## What you need to do
Take every line from the first down to the line with "0.7, 0.8, 0.9];" and set it down exactly, without the pictures.

## Raw data
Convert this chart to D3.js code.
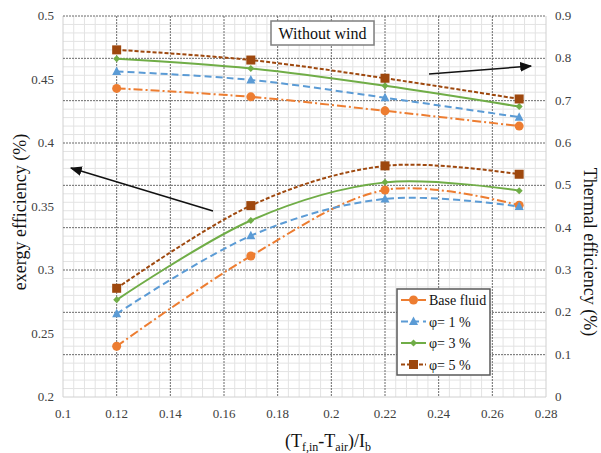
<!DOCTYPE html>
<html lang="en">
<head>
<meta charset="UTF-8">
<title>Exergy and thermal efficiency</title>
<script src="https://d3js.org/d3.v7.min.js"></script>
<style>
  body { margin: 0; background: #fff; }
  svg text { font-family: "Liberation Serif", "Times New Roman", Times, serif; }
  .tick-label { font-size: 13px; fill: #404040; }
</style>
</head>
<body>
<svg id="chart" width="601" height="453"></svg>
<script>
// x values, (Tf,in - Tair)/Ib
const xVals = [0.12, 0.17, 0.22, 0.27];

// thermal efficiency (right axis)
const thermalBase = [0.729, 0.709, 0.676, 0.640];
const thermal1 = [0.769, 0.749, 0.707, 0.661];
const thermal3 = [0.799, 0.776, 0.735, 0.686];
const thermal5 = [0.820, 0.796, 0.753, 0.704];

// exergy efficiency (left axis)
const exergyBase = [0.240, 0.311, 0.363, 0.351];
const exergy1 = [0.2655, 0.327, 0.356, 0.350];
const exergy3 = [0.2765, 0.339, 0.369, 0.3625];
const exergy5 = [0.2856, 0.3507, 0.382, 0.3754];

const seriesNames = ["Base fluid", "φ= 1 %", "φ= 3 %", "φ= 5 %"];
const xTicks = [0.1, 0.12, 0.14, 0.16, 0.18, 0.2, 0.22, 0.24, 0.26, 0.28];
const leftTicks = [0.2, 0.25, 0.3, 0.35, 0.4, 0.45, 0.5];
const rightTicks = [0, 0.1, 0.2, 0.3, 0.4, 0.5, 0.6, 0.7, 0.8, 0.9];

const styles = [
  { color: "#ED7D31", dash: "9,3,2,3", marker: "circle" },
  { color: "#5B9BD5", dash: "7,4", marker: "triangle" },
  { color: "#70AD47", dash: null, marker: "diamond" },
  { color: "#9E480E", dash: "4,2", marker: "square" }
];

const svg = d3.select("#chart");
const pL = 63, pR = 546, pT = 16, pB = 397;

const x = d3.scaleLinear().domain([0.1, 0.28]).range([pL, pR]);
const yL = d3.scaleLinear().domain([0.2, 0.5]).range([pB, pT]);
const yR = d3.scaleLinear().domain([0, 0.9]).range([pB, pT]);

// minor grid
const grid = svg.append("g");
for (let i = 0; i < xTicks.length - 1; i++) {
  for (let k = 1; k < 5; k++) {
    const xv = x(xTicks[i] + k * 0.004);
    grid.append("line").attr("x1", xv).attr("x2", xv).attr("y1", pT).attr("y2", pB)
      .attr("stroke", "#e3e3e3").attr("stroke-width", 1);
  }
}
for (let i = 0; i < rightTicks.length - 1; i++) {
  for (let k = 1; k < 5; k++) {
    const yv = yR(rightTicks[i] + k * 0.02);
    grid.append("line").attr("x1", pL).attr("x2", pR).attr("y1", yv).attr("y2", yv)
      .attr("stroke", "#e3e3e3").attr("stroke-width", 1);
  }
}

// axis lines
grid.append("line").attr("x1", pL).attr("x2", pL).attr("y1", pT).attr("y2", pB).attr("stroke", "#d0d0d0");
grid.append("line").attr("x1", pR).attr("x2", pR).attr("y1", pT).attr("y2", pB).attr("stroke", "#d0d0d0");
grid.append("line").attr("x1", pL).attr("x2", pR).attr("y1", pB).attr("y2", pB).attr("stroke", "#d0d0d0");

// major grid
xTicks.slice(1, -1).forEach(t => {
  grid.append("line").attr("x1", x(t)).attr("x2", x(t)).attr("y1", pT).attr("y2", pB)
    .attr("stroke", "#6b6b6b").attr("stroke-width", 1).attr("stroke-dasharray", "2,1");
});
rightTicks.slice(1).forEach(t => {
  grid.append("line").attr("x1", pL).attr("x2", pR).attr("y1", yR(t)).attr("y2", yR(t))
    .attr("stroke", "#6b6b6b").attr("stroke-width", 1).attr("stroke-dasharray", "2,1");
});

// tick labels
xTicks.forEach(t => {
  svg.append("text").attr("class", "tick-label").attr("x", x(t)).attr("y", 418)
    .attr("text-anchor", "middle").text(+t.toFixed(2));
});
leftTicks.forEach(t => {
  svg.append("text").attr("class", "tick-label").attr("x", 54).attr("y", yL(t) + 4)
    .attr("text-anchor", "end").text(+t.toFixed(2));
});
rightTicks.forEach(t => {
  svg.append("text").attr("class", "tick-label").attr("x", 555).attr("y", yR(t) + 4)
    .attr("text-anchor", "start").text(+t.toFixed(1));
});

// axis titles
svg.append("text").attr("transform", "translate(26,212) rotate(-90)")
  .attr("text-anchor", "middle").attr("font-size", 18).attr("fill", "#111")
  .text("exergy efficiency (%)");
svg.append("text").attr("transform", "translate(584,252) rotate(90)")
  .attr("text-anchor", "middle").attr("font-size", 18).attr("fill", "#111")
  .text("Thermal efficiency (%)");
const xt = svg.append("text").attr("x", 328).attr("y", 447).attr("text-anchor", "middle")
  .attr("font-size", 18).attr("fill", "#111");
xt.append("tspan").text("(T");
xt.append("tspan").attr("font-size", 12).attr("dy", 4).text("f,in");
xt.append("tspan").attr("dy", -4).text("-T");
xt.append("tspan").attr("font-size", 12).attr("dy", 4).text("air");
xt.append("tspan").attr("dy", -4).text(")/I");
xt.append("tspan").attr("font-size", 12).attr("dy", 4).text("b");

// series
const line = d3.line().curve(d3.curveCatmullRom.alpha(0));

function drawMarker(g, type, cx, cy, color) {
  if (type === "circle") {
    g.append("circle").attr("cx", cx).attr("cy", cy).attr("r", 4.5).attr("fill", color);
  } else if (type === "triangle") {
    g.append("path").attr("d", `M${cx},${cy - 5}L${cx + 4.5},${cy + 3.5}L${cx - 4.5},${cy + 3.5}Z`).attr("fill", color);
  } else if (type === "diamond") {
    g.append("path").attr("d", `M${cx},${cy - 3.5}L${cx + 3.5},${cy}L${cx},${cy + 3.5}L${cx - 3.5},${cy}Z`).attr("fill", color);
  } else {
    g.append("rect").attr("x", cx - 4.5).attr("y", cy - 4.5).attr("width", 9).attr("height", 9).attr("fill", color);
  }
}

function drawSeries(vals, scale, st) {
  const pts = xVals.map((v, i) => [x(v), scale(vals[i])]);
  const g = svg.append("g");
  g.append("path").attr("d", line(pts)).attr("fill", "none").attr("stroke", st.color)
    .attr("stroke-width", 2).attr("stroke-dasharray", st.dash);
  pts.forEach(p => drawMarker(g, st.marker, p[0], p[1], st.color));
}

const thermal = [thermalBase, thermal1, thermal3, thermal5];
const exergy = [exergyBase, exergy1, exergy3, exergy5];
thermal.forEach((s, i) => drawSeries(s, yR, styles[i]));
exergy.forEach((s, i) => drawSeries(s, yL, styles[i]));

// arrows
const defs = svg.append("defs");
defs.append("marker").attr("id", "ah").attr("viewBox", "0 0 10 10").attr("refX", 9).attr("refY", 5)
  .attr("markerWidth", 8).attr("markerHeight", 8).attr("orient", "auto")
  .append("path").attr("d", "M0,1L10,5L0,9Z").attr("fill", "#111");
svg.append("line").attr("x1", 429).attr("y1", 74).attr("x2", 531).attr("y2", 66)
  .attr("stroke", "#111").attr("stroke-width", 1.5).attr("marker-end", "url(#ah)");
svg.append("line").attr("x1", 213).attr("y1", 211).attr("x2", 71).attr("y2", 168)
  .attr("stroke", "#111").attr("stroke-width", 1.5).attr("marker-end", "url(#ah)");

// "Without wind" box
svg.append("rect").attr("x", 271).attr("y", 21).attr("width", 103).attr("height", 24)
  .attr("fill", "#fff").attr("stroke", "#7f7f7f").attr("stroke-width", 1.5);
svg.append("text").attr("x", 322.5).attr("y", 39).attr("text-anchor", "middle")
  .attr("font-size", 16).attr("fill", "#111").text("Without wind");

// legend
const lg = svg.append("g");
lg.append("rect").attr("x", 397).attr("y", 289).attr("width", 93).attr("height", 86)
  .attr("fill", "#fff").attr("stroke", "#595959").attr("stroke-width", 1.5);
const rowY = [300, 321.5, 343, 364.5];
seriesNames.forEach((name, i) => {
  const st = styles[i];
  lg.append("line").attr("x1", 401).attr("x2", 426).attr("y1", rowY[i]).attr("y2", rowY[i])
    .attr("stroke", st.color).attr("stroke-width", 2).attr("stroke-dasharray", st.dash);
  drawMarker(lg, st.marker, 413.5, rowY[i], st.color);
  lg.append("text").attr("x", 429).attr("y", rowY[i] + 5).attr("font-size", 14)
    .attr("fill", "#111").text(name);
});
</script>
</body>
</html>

## In response
Convert this chart to D3.js code.
<!DOCTYPE html>
<html lang="en">
<head>
<meta charset="UTF-8">
<title>Exergy and thermal efficiency</title>
<script src="https://d3js.org/d3.v7.min.js"></script>
<style>
  body { margin: 0; background: #fff; }
  svg text { font-family: "Liberation Serif", "Times New Roman", Times, serif; }
  .tick-label { font-size: 13px; fill: #404040; }
</style>
</head>
<body>
<svg id="chart" width="601" height="453"></svg>
<script>
// x values, (Tf,in - Tair)/Ib
const xVals = [0.12, 0.17, 0.22, 0.27];

// thermal efficiency (right axis)
const thermalBase = [0.729, 0.709, 0.676, 0.640];
const thermal1 = [0.769, 0.749, 0.707, 0.661];
const thermal3 = [0.799, 0.776, 0.735, 0.686];
const thermal5 = [0.820, 0.796, 0.753, 0.704];

// exergy efficiency (left axis)
const exergyBase = [0.240, 0.311, 0.363, 0.351];
const exergy1 = [0.2655, 0.327, 0.356, 0.350];
const exergy3 = [0.2765, 0.339, 0.369, 0.3625];
const exergy5 = [0.2856, 0.3507, 0.382, 0.3754];

const seriesNames = ["Base fluid", "φ= 1 %", "φ= 3 %", "φ= 5 %"];
const xTicks = [0.1, 0.12, 0.14, 0.16, 0.18, 0.2, 0.22, 0.24, 0.26, 0.28];
const leftTicks = [0.2, 0.25, 0.3, 0.35, 0.4, 0.45, 0.5];
const rightTicks = [0, 0.1, 0.2, 0.3, 0.4, 0.5, 0.6, 0.7, 0.8, 0.9];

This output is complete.